L’Indice di Gini (vedi tabella qui accanto), che cresce al crescere delle disuguaglianze interne di una nazione, segnala forti differenze tra Paese e Paese, con Brasile e Sud Africa con i valori più alti di disuguaglianza sociale (circa 0,60), mentre in altri Paesi, come Italia e Spagna, l’indice è dimezzato – e la disuguaglianza, quindi, molto meno presente. Va aggiunto anche che la recente pandemia ha generato in quasi tutti i Paesi un drammatico aumento della disuguaglianza e quindi dell’indice di Gini, anche in Italia. Di fronte a questo scenario, le politiche pubbliche familiari possono essere cruciali: in primo luogo Servono quindi politiche sussidiarie, di promozione sociale e di empowerment, perché le famiglie siano – e si sentano – legittimate e riconosciute nel loro ruolo sociale, nella loro soggettività, non solo in modo strumentale, come risorse di welfare a basso costo. In secondo luogo è decisivo sostenere le relazioni familiari, la vera risorsa specifica e strategica della famiglia. La società deve intervenire quando le relazioni familiari sono fragili e velenose per i singoli membri, ma è altrettanto importante intervenire, in modo preventivo, a supporto di tali relazioni, riconoscendo e valorizzando così la rete micro-sociale di solidarietà e di cura reciproca che le famiglie sviluppano per i propri membri e nelle comunità locali.

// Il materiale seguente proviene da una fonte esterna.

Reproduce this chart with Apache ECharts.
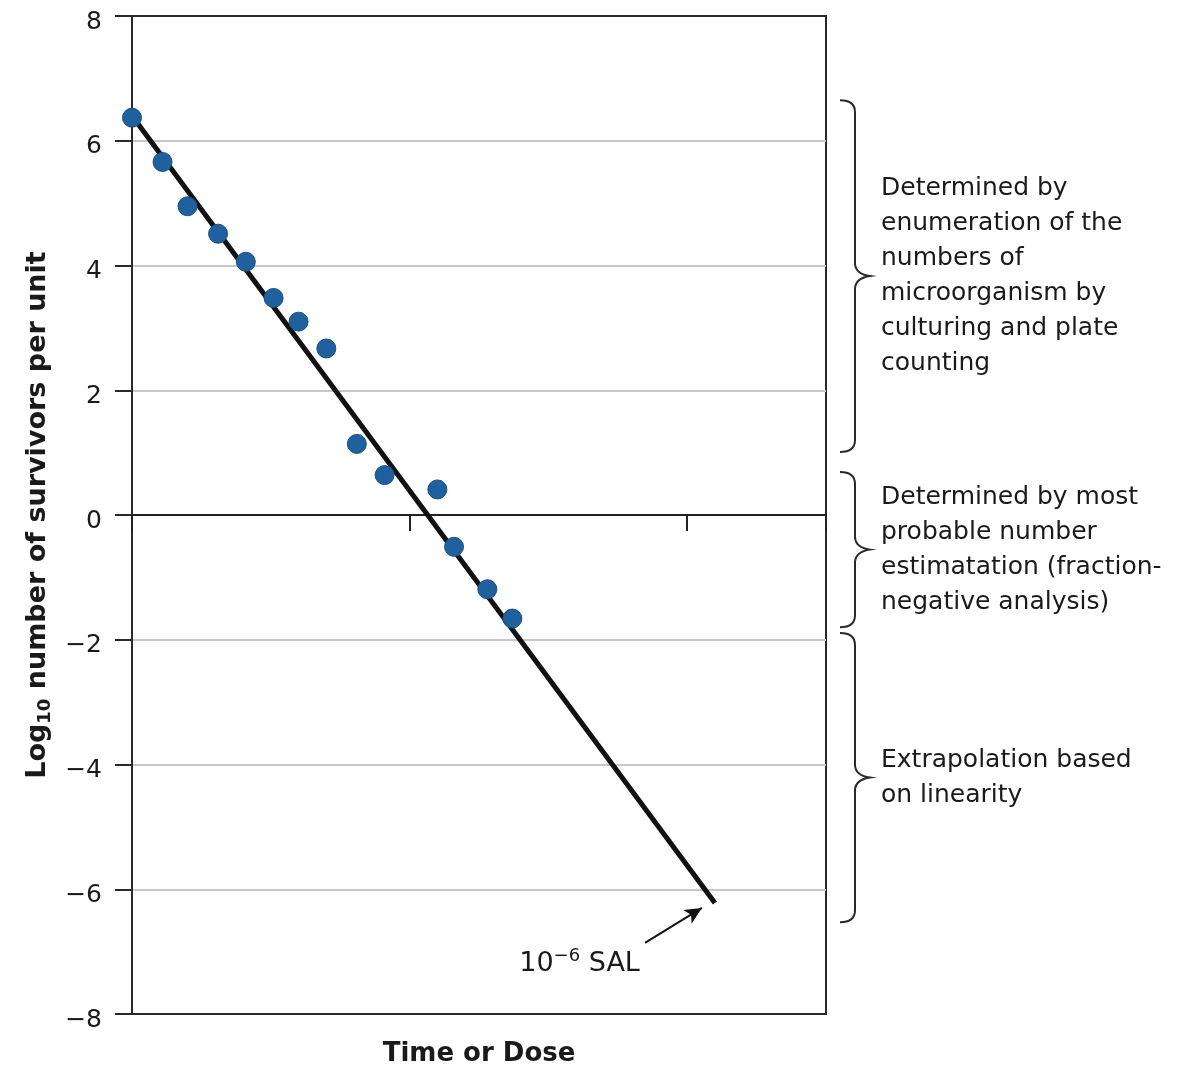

Una terza direttrice prioritaria riguarda la riduzione delle disuguaglianze socio-economiche, gravemente accentuate negli ultimi decenni e che la pandemia ha ulteriormente aggravato. Queste disuguaglianze rimandano ancora a differenze estreme tra Paesi e aree del mondo, come conferma i dati sui redditi pro capite e sulle condizioni di povertà estrema (chi vive con meno di 5,5 dollari al giorno, vedi tabella): si va dall’86% circa del Kenya all’1,8% dell’Italia. Queste differenze fanno sempre più spesso riferimento a disuguaglianze all’interno delle nazioni, tra aree geografiche, tra città-campagna, persino tra zone limitrofe delle stesse città, anche nei Paesi a maggior sviluppo socio-economico – quindi anche nelle nostre città, nelle nostre parrocchie, nelle nostre comunità, dove quartieri marginali e famiglie in difficoltà sono a diretto contatto con zone residenziali di lusso. Va infine ricordato che le politiche di contrasto alla povertà e di riduzione delle disuguaglianze possono e devono assumere una maggiore qualificazione ‘family friendly’, diventando più capaci di sostenere i nuclei con maggiori carichi di cura, contribuendo a prima di tutto a sostenere e valorizzare le loro capacità residue quando sono ancora in gioco, anziché intervenire, solo con sostegni monetari, quando ogni capacità residua è già stata bruciata da sfide insostenibili.